> [Exercise data]
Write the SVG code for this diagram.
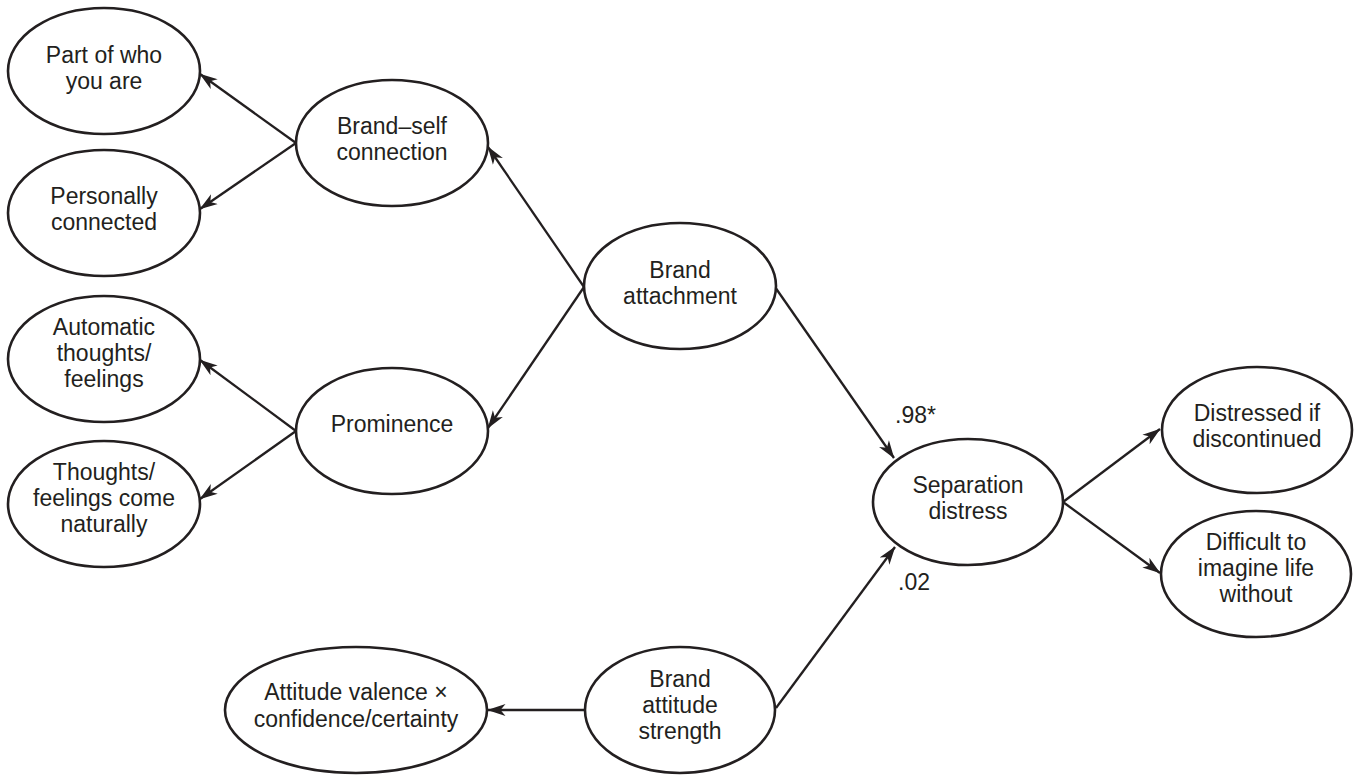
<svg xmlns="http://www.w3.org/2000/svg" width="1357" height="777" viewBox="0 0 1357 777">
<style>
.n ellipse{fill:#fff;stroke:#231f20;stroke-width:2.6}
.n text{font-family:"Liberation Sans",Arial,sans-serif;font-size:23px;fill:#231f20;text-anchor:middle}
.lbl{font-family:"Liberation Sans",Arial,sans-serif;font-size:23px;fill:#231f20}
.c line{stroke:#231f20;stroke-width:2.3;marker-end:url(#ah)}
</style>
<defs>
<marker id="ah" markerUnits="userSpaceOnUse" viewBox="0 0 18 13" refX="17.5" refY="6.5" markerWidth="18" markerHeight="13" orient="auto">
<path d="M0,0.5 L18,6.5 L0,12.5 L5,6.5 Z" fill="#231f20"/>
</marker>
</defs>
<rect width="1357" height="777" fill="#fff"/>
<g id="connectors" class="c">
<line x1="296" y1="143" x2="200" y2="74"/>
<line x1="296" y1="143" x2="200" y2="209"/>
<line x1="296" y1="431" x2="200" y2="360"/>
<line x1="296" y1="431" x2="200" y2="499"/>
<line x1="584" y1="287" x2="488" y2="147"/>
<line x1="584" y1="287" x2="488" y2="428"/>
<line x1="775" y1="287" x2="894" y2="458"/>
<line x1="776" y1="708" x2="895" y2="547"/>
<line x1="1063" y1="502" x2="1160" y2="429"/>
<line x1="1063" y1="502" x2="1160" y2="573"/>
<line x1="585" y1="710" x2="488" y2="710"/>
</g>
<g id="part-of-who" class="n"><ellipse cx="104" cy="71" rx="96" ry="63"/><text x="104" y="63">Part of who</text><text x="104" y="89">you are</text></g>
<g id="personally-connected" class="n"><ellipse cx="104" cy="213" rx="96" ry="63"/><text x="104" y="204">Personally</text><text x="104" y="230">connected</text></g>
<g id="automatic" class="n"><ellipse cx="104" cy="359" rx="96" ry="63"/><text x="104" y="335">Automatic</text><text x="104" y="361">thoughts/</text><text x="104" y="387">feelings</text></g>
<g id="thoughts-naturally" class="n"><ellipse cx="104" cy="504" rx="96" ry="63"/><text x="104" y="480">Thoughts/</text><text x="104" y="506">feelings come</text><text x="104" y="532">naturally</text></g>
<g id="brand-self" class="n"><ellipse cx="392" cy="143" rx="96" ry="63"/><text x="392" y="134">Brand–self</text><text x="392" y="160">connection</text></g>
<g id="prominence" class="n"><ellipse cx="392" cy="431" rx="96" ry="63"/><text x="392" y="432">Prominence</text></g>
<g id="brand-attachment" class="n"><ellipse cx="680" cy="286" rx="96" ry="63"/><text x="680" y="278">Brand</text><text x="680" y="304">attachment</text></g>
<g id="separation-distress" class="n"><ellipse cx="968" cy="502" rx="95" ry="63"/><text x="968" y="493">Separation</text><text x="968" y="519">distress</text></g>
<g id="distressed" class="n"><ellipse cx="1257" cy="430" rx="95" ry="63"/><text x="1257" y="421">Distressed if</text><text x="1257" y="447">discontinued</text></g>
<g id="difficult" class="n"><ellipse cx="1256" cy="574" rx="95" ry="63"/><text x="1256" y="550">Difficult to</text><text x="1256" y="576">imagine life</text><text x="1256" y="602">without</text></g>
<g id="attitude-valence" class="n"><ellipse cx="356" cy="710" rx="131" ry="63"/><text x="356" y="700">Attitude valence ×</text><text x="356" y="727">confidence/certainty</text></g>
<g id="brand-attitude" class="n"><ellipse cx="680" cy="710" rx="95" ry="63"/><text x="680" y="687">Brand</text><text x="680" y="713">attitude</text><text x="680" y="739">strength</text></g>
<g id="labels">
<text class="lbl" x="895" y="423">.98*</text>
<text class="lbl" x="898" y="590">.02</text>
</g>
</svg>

...

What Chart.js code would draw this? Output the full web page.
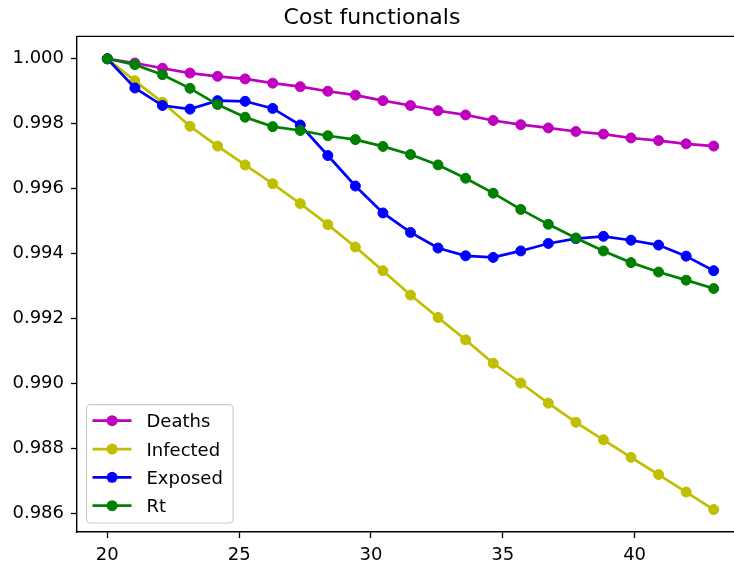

> [Problem to work on] Search the lines for the string "this" and copy every line that has it.

> [Final answer]
Write the SVG code for this diagram.
What Chart.js code would draw this? Output the full web page.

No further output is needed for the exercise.